** Start Supplied material **

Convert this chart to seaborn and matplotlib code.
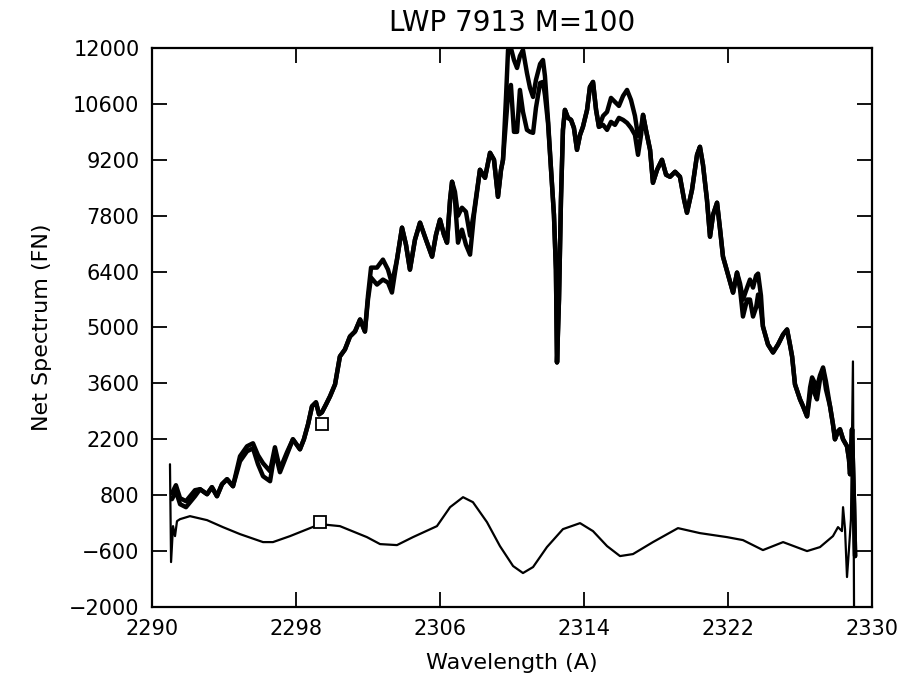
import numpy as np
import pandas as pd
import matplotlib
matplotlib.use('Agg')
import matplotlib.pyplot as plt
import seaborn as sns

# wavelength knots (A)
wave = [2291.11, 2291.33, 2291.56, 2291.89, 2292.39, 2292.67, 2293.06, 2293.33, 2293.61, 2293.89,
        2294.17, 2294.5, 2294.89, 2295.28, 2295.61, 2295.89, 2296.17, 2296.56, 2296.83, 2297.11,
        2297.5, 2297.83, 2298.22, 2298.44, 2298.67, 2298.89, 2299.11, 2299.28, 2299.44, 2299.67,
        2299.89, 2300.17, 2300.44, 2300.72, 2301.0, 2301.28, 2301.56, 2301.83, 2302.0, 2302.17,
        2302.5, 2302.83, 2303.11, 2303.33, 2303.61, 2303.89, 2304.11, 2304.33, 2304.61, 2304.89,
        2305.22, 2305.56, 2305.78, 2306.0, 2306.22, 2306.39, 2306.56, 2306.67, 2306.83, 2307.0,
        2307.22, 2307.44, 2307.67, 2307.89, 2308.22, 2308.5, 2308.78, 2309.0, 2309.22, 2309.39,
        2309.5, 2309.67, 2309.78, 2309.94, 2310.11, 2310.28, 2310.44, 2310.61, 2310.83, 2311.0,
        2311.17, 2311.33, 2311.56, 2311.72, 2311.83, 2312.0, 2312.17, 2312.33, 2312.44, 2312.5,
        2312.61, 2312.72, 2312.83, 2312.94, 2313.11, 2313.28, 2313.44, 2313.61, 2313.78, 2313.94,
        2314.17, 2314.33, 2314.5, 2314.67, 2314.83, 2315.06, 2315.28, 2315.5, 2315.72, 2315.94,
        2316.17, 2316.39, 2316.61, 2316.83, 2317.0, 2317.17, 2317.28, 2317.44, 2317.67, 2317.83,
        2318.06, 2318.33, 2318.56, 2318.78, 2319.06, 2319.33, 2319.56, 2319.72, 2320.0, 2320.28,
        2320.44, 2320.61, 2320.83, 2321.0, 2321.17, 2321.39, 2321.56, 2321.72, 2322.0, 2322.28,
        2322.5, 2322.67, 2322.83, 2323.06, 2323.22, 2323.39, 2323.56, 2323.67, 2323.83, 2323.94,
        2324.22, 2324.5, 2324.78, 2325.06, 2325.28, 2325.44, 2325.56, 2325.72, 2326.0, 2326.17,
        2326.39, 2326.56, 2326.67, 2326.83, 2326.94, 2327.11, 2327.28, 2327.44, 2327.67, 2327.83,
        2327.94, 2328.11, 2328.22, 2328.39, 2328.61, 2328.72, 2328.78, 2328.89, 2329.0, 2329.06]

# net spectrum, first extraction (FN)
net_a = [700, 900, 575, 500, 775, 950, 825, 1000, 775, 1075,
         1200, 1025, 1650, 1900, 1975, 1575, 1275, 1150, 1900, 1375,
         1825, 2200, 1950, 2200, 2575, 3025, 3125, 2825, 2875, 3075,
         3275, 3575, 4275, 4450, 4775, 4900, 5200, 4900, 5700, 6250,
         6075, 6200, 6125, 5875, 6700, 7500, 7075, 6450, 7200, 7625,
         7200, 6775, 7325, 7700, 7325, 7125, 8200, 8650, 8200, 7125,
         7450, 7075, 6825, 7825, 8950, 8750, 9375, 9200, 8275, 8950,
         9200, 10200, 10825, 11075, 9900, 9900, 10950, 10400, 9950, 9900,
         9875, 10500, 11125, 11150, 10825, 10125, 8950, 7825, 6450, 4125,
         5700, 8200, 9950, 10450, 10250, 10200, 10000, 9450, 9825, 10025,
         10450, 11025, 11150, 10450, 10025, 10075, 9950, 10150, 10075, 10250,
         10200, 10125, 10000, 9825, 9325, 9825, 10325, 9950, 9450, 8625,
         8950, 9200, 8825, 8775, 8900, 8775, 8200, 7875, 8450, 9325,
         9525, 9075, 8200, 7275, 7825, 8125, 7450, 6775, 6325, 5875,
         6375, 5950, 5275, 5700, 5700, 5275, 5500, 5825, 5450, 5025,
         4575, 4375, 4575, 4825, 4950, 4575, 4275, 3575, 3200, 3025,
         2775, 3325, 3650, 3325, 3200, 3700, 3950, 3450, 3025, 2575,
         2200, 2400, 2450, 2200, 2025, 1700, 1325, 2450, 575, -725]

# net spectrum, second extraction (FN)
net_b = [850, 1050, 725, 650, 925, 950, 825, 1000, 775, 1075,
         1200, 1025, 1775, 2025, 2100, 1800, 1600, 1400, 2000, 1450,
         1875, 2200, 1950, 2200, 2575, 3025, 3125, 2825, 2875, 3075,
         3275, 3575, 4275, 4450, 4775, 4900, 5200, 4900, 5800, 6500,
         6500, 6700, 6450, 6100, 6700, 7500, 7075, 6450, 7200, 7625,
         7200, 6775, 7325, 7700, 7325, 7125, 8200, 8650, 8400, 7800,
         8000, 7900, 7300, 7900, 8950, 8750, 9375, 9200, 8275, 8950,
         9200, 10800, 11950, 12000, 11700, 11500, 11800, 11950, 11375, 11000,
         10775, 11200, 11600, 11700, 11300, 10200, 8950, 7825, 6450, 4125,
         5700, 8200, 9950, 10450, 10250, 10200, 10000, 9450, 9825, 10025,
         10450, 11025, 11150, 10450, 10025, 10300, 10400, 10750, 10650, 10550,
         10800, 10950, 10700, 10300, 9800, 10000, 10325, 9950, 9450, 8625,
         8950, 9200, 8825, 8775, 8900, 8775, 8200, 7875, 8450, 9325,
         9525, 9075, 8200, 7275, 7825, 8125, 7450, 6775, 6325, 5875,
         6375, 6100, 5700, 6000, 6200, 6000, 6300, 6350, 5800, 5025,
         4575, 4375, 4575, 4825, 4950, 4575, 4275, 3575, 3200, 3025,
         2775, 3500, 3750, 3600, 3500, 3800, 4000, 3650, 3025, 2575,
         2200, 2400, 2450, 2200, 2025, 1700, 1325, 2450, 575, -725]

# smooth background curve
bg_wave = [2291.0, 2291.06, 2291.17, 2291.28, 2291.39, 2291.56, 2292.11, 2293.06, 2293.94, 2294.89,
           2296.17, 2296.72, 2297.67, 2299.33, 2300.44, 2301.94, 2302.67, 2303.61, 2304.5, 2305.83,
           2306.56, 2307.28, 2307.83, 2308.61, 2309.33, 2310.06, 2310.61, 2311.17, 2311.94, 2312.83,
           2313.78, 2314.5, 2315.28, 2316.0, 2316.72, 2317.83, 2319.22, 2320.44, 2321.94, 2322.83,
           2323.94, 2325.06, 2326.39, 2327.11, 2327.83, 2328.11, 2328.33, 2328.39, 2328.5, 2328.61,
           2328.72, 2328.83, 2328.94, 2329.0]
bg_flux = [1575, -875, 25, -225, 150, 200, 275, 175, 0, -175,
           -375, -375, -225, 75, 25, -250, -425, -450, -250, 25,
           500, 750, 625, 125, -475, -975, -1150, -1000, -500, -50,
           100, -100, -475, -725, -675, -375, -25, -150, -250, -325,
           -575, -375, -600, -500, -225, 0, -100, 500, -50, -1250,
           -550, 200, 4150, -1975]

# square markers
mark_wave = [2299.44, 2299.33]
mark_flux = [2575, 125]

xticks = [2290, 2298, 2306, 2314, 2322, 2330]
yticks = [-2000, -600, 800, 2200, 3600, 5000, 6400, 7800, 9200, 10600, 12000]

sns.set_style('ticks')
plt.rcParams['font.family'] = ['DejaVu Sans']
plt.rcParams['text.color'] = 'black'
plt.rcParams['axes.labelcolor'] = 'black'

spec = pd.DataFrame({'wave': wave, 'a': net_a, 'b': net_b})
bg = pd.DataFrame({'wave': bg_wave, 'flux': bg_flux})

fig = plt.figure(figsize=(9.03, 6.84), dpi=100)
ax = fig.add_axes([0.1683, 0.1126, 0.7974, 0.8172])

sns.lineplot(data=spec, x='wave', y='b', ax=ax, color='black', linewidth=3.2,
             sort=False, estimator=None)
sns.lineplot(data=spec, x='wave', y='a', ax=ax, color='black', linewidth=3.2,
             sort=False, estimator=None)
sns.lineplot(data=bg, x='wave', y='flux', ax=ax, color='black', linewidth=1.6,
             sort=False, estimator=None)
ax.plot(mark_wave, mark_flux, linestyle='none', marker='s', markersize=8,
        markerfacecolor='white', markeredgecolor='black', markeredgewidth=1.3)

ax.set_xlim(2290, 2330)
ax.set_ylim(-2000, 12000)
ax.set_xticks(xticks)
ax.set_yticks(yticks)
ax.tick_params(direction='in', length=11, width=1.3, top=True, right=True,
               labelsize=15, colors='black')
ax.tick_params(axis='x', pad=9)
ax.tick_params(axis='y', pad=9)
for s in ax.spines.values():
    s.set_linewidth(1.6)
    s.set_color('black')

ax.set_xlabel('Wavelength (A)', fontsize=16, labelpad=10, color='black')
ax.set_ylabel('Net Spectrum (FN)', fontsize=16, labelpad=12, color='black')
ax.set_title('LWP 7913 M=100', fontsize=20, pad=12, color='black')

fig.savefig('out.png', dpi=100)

** End Supplied material **
** Start Supplied material **

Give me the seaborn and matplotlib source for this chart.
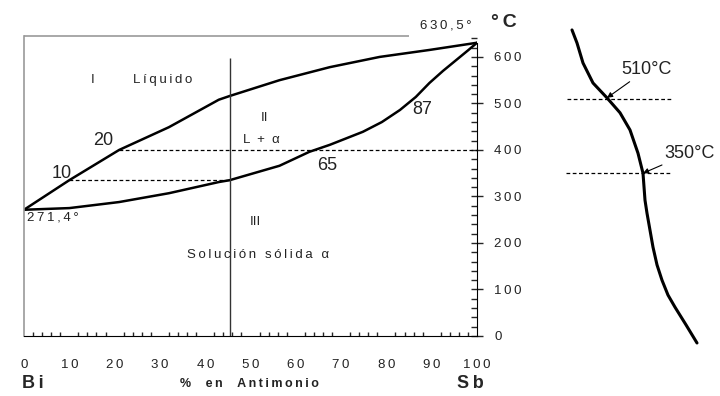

** End Supplied material **

▶ _Task brief_: Using the material above, gather every line that includes "this".

▶ _The response_:
Convert this chart to seaborn and matplotlib code.
Give me the seaborn and matplotlib source for this chart.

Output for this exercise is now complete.